# Direction
Skip the pictures and repeat each line of the data exactly.

# Data for the task
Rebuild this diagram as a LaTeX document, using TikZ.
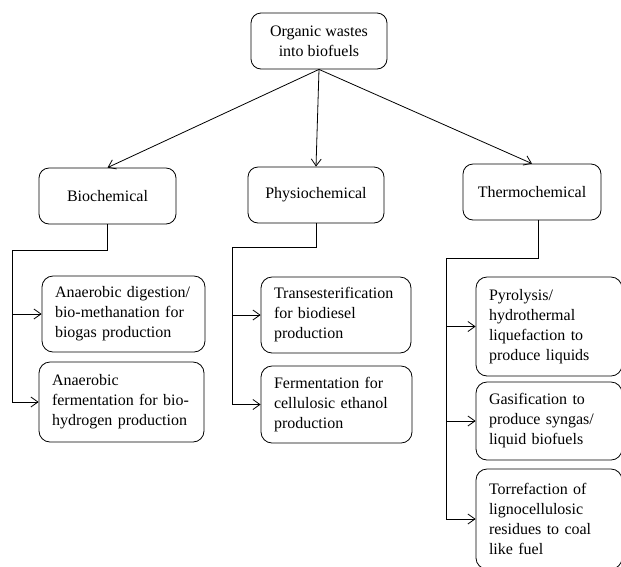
\documentclass[tikz,border=0pt]{standalone}
\usepackage{fontspec}
\setmainfont{Liberation Serif}
\usetikzlibrary{arrows.meta}
\hyphenpenalty=10000
\exhyphenpenalty=10000
\begin{document}
\begin{tikzpicture}[x=1pt,y=-1pt,
  font=\fontsize{16}{20}\selectfont,
  box/.style={draw, rounded corners=10pt, line width=0.8pt, inner sep=0pt, align=center},
  lbox/.style={draw, rounded corners=11pt, line width=0.8pt, inner ysep=0pt, inner xsep=13pt, align=left},
  conn/.style={line width=0.8pt},
  arr/.style={line width=0.8pt, -{Straight Barb[length=7pt,width=10pt]}}]
\useasboundingbox (0,0) rectangle (621,566);
\fill[white] (0,0) rectangle (621,566);
% main boxes
\node[box, minimum width=136pt, minimum height=56pt] (top) at (319,41) {Organic wastes\\into biofuels};
\node[box, minimum width=137pt, minimum height=56pt] (bio) at (107.5,196) {Biochemical};
\node[box, minimum width=136pt, minimum height=56pt] (phys) at (316,195) {Physiochemical};
\node[box, minimum width=138pt, minimum height=56pt] (thermo) at (532,192) {Thermochemical};
% sub boxes
\node[lbox, text width=137pt, minimum height=76pt] (b1) at (123.5,314) {Anaerobic digestion/\\bio-methanation for\\biogas production};
\node[lbox, text width=139pt, minimum height=80pt] (b2) at (121.5,402) {Anaerobic\\fermentation for bio-\\hydrogen production};
\node[lbox, text width=124pt, minimum height=76pt] (p1) at (336,315) {Transesterification\\for biodiesel\\production};
\node[lbox, text width=125pt, minimum height=77pt] (p2) at (336.5,404.5) {Fermentation for\\cellulosic ethanol\\production};
\node[lbox, text width=120pt, minimum height=99pt] (t1) at (549,326.5) {Pyrolysis/\\hydrothermal\\liquefaction to\\produce liquids};
\node[lbox, text width=120pt, minimum height=78pt] (t2) at (549,421) {Gasification to\\produce syngas/\\liquid biofuels};
\node[lbox, text width=120pt, minimum height=100pt] (t3) at (549,519) {Torrefaction of\\lignocellulosic\\residues to coal\\like fuel};
% top arrows
\draw[arr] (top.south) -- (bio.north);
\draw[arr] (top.south) -- (phys.north);
\draw[arr] (top.south) -- (thermo.north);
% biochemical branch
\coordinate (bj) at (12,250);
\draw[conn] (bio.south) |- (bj) -- (bj |- b2.west);
\draw[arr] (bj |- b1.west) -- (b1.west);
\draw[arr] (bj |- b2.west) -- (b2.west);
% physiochemical branch
\coordinate (pj) at (232,247);
\draw[conn] (phys.south) |- (pj) -- (pj |- p2.west);
\draw[arr] (pj |- p1.west) -- (p1.west);
\draw[arr] (pj |- p2.west) -- (p2.west);
% thermochemical branch
\coordinate (tj) at (446,258);
\coordinate (ts) at ([xshift=6pt]thermo.south);
\draw[conn] (ts) |- (tj) -- (tj |- t3.west);
\draw[arr] (tj |- t1.west) -- (t1.west);
\draw[arr] (tj |- t2.west) -- (t2.west);
\draw[arr] (tj |- t3.west) -- (t3.west);
\end{tikzpicture}
\end{document}
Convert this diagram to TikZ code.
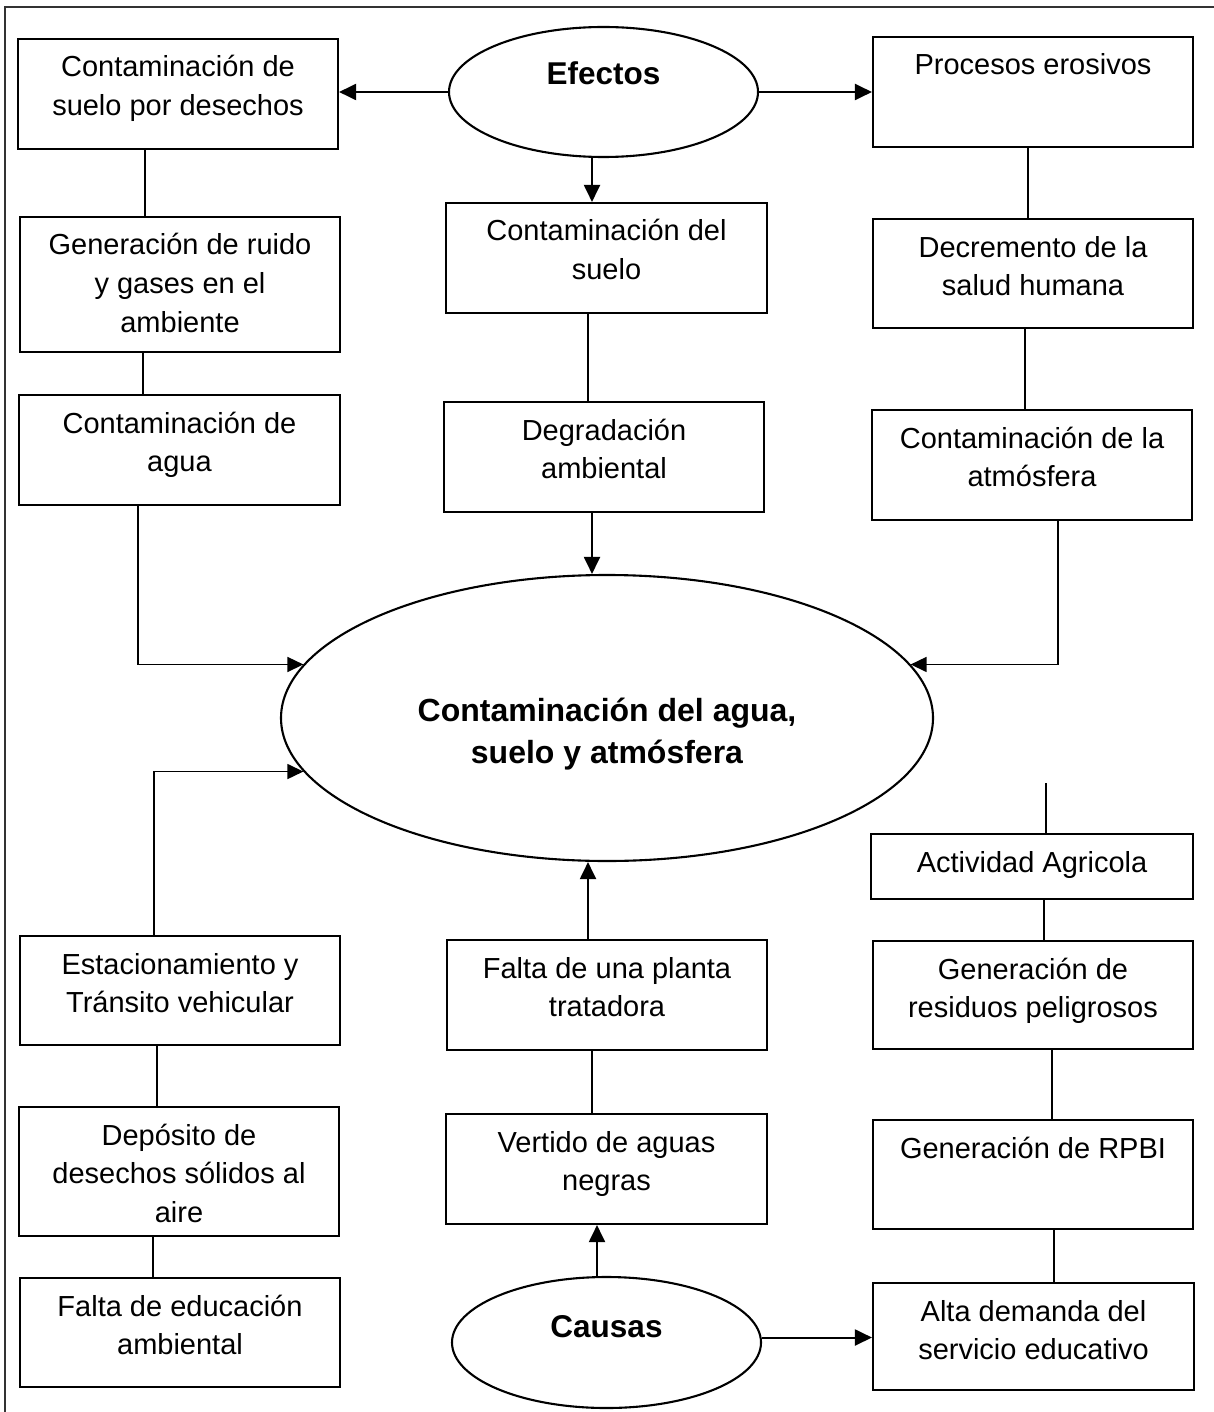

# Correct response
Rebuild this diagram as a LaTeX document, using TikZ.
\documentclass[tikz,border=0pt]{standalone}
\usepackage{fontspec}
\setmainfont{Liberation Serif}
\usetikzlibrary{arrows.meta}
\hyphenpenalty=10000
\exhyphenpenalty=10000
\begin{document}
\begin{tikzpicture}[x=1pt,y=-1pt,
  font=\fontsize{16}{20}\selectfont,
  box/.style={draw, rounded corners=10pt, line width=0.8pt, inner sep=0pt, align=center},
  lbox/.style={draw, rounded corners=11pt, line width=0.8pt, inner ysep=0pt, inner xsep=13pt, align=left},
  conn/.style={line width=0.8pt},
  arr/.style={line width=0.8pt, -{Straight Barb[length=7pt,width=10pt]}}]
\useasboundingbox (0,0) rectangle (621,566);
\fill[white] (0,0) rectangle (621,566);
% main boxes
\node[box, minimum width=136pt, minimum height=56pt] (top) at (319,41) {Organic wastes\\into biofuels};
\node[box, minimum width=137pt, minimum height=56pt] (bio) at (107.5,196) {Biochemical};
\node[box, minimum width=136pt, minimum height=56pt] (phys) at (316,195) {Physiochemical};
\node[box, minimum width=138pt, minimum height=56pt] (thermo) at (532,192) {Thermochemical};
% sub boxes
\node[lbox, text width=137pt, minimum height=76pt] (b1) at (123.5,314) {Anaerobic digestion/\\bio-methanation for\\biogas production};
\node[lbox, text width=139pt, minimum height=80pt] (b2) at (121.5,402) {Anaerobic\\fermentation for bio-\\hydrogen production};
\node[lbox, text width=124pt, minimum height=76pt] (p1) at (336,315) {Transesterification\\for biodiesel\\production};
\node[lbox, text width=125pt, minimum height=77pt] (p2) at (336.5,404.5) {Fermentation for\\cellulosic ethanol\\production};
\node[lbox, text width=120pt, minimum height=99pt] (t1) at (549,326.5) {Pyrolysis/\\hydrothermal\\liquefaction to\\produce liquids};
\node[lbox, text width=120pt, minimum height=78pt] (t2) at (549,421) {Gasification to\\produce syngas/\\liquid biofuels};
\node[lbox, text width=120pt, minimum height=100pt] (t3) at (549,519) {Torrefaction of\\lignocellulosic\\residues to coal\\like fuel};
% top arrows
\draw[arr] (top.south) -- (bio.north);
\draw[arr] (top.south) -- (phys.north);
\draw[arr] (top.south) -- (thermo.north);
% biochemical branch
\coordinate (bj) at (12,250);
\draw[conn] (bio.south) |- (bj) -- (bj |- b2.west);
\draw[arr] (bj |- b1.west) -- (b1.west);
\draw[arr] (bj |- b2.west) -- (b2.west);
% physiochemical branch
\coordinate (pj) at (232,247);
\draw[conn] (phys.south) |- (pj) -- (pj |- p2.west);
\draw[arr] (pj |- p1.west) -- (p1.west);
\draw[arr] (pj |- p2.west) -- (p2.west);
% thermochemical branch
\coordinate (tj) at (446,258);
\coordinate (ts) at ([xshift=6pt]thermo.south);
\draw[conn] (ts) |- (tj) -- (tj |- t3.west);
\draw[arr] (tj |- t1.west) -- (t1.west);
\draw[arr] (tj |- t2.west) -- (t2.west);
\draw[arr] (tj |- t3.west) -- (t3.west);
\end{tikzpicture}
\end{document}
Convert this diagram to TikZ code.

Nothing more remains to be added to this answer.